Andrea Zanin, Kids Matter facilitator/comms pro & mum of five, talks about eding a school year in the anticlimax of lockdown.
When lockdown happened, my heart broke most for my little Aiden. Three years old and two months into pre-school she was having the time of her life. Only moments into figuring out how to make friends and be a good friend, it all stopped – no more friends and teachers and climbing frames and learning to write her name and morning singing and being in a group. Sure, we could do some of this at home but it’s just not the same. She cried when I told her she could no longer go to school, and I cried when she cried.
But, you know, children are resilient and we’ve had some incredible lockdown moments – sibling bonding and all manner of family crazy. And then three weeks ago, Aiden got to go back! To be in her school, making friends again…and whilst I acknowledged what she had gained being at home, when I saw the expression on her face at the end of a school day I also remembered what she has missed. I am grateful that she got some of it back.

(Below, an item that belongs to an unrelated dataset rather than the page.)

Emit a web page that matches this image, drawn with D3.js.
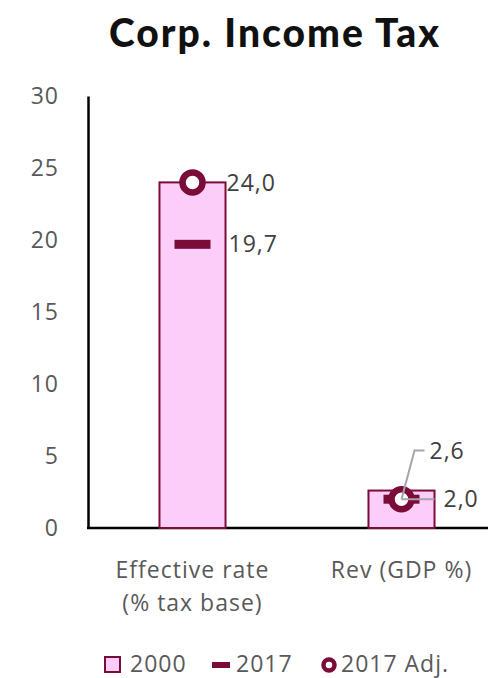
<!DOCTYPE html>
<html>
<head>
<meta charset="utf-8">
<script src="https://cdn.jsdelivr.net/npm/d3@7"></script>
<style>
  html, body { margin: 0; padding: 0; background: #fff; }
  svg { display: block; }
  .tick text, .cat-label, .val-label, .legend text {
    font-family: "Open Sans", Lato, sans-serif; font-size: 23px; letter-spacing: 1px;
  }
  .tick text, .cat-label, .legend text { fill: #595959; }
  .val-label { fill: #404040; }
</style>
</head>
<body>
<div id="chart"></div>
<script>
(function () {
  "use strict";

  // Data
  const categories = [["Effective rate", "(% tax base)"], ["Rev (GDP %)"]];
  const v2000    = [24.0, 2.6];
  const v2017    = [19.7, 2.0];
  const v2017Adj = [24.0, 2.0];
  const yTicks   = [0, 5, 10, 15, 20, 25, 30];
  const seriesNames = ["2000", "2017", "2017 Adj."];

  const W = 488, H = 678;
  const x0 = 88, yBottom = 528, yTop = 96;

  const MAROON = "#7b0c37";
  const PINK = "#fbcdf8";

  const svg = d3.select("#chart").append("svg")
    .attr("width", W).attr("height", H);

  // Scales
  const idx = categories.map((c, i) => i);
  const x = d3.scaleBand()
    .domain(idx)
    .range([x0, x0 + 418])
    .paddingInner(0.684)
    .paddingOuter(0.342);

  const y = d3.scaleLinear().domain([0, 30]).range([yBottom, yTop]);

  // Title
  svg.append("text")
    .attr("x", 275).attr("y", 47)
    .attr("text-anchor", "middle")
    .style("font-family", "Lato, sans-serif")
    .style("font-weight", "900")
    .style("font-size", "39px")
    .style("letter-spacing", "2px")
    .attr("fill", "#111")
    .text("Corp. Income Tax");

  // Y axis
  const yAxis = svg.append("g")
    .attr("transform", `translate(${x0},0)`)
    .call(d3.axisLeft(y).tickValues(yTicks).tickSize(0).tickPadding(29));
  yAxis.select(".domain").attr("stroke", "#000").attr("stroke-width", 2.5);

  // X axis line
  svg.append("line")
    .attr("x1", x0 - 1).attr("x2", W)
    .attr("y1", y(0)).attr("y2", y(0))
    .attr("stroke", "#000").attr("stroke-width", 2.5);

  // Bars (2000)
  svg.selectAll(".bar")
    .data(idx)
    .join("rect")
    .attr("class", "bar")
    .attr("x", i => x(i))
    .attr("width", x.bandwidth())
    .attr("y", i => y(v2000[i]))
    .attr("height", i => y(0) - y(v2000[i]))
    .attr("fill", PINK)
    .attr("stroke", MAROON)
    .attr("stroke-width", 2);

  const cx = i => x(i) + x.bandwidth() / 2;

  // 2017 dashes
  svg.selectAll(".dash")
    .data(idx)
    .join("rect")
    .attr("class", "dash")
    .attr("x", i => cx(i) - 18)
    .attr("y", i => y(v2017[i]) - 4.5)
    .attr("width", 36)
    .attr("height", 9)
    .attr("fill", MAROON);

  // 2017 Adj circles
  svg.selectAll(".adj")
    .data(idx)
    .join("circle")
    .attr("class", "adj")
    .attr("cx", cx)
    .attr("cy", i => y(v2017Adj[i]))
    .attr("r", 10)
    .attr("fill", "#fff")
    .attr("stroke", MAROON)
    .attr("stroke-width", 6.5);

  // Labels, first category: beside the marks
  const fmt = v => v.toFixed(1).replace(".", ",");

  svg.append("text").attr("class", "val-label")
    .attr("x", x(0) + x.bandwidth() + 1).attr("y", y(v2000[0]) + 9)
    .text(fmt(v2000[0]));
  svg.append("text").attr("class", "val-label")
    .attr("x", x(0) + x.bandwidth() + 3).attr("y", y(v2017[0]) + 8)
    .text(fmt(v2017[0]));

  // Labels, second category: with leader lines
  const c2 = cx(1), cy2 = y(v2017Adj[1]);
  const topY = y(v2000[1]) - 40;
  svg.append("polyline")
    .attr("points", `${c2},${cy2} ${c2 + 13},${topY} ${c2 + 23},${topY}`)
    .attr("fill", "none").attr("stroke", "#a6a6a6").attr("stroke-width", 2);
  svg.append("text").attr("class", "val-label")
    .attr("x", c2 + 28).attr("y", topY + 8)
    .text(fmt(v2000[1]));
  svg.append("line")
    .attr("x1", c2).attr("x2", c2 + 33)
    .attr("y1", cy2).attr("y2", cy2)
    .attr("stroke", "#a6a6a6").attr("stroke-width", 2);
  svg.append("text").attr("class", "val-label")
    .attr("x", c2 + 42).attr("y", cy2 + 8)
    .text(fmt(v2017[1]));

  // Category labels
  categories.forEach((lines, i) => {
    const t = svg.append("text").attr("class", "cat-label")
      .attr("text-anchor", "middle")
      .attr("x", cx(i)).attr("y", 578);
    lines.forEach((ln, k) => {
      t.append("tspan").attr("x", cx(i)).attr("dy", k === 0 ? 0 : 33).text(ln);
    });
  });

  // Legend
  const legend = svg.append("g").attr("class", "legend")
    .attr("transform", "translate(0,665)");
  legend.append("rect")
    .attr("x", 105).attr("y", -8).attr("width", 15).attr("height", 15)
    .attr("fill", PINK).attr("stroke", MAROON).attr("stroke-width", 2);
  legend.append("text").attr("x", 130).attr("y", 7).text(seriesNames[0]);
  legend.append("rect")
    .attr("x", 212).attr("y", -3).attr("width", 18).attr("height", 6)
    .attr("fill", MAROON);
  legend.append("text").attr("x", 236).attr("y", 7).text(seriesNames[1]);
  legend.append("circle")
    .attr("cx", 329).attr("cy", 0).attr("r", 5.5)
    .attr("fill", "#fff").attr("stroke", MAROON).attr("stroke-width", 4.5);
  legend.append("text").attr("x", 341).attr("y", 7).text(seriesNames[2]);
})();
</script>
</body>
</html>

I know that I will never forget. But she will. It’s the way of it.
On Aiden’s last day of school this week, there was a little social distancing gathering outside pre-school for all the kids (even the ones who didn’t get to go back) – it was a weird thing of smiling through tears. The children played together outside (because they couldn’t be together indoors) and the teachers stood behind the fence, with tears in their own eyes as they saw some of the precious children that they had missed for four months, and waved hello and goodbye from the safety of the space between.
My older children have had no end to the year. They had their last half day of school in a bubble of ten – not able to say goodbye to their class mates and some of their favourite teachers who are leaving. There was no end of year assembly, the year 6s didn’t get to to the play they had practiced to perfection and, perhaps most significantly, there was no atmosphere – that joyous end to a school year and the palpable excitement of summer; waking up late, pyjamas all day, NO school work, playdates but also days and days at home doing whatever, whenever. The presence of summer was not at the school gate this year because not much of it is exceptional any longer.
In many ways they have lived their bests lives – with pink and blue hair, hot days in the garden and late nights nestled in their beds reading until ridiculous o’clock. But they’ve missed their friends – their peeps, and the freedom to figure out who they are in place void of parent (school!).
There is a resounding buzz in my home for the school year ahead – albeit a different looking school, where: my four children in separate years will not see one another on the playground (because they will be restricted to allocated play times and zones), their baby sister won’t be able to play on the slide while we’re waiting at pick up, I won’t be able to walk Aiden to her brand new reception classroom on her first day at school – she will be met at the gate and escorted into school, and all the special moments that make school a community (fairs, nativities, class assemblies, trips) will be gone, one can only assume. And, really, who knows if school will even happen if the much hyped second wave hits? I’m trying to keep expectations real, which is tough – because I know that yet again, Aiden (who is so much looking forward to school) will miss out most.
Does this sound petulant? When we, as a family, have so much to be grateful for? Perhaps. And yet regardless, there has to be space for mourning. To grieve the losses – no matter what our story or journey…because everyone has lost something, some more than others – but something.
And after that, the only thing left is hope. To hope, that in spite of it all, that we will come out on the other side kinder, more resilient, better human beings. Because there is an “other side”, and whilst none of us know what it looks like – there is a God in heaven who does. And He’s got this.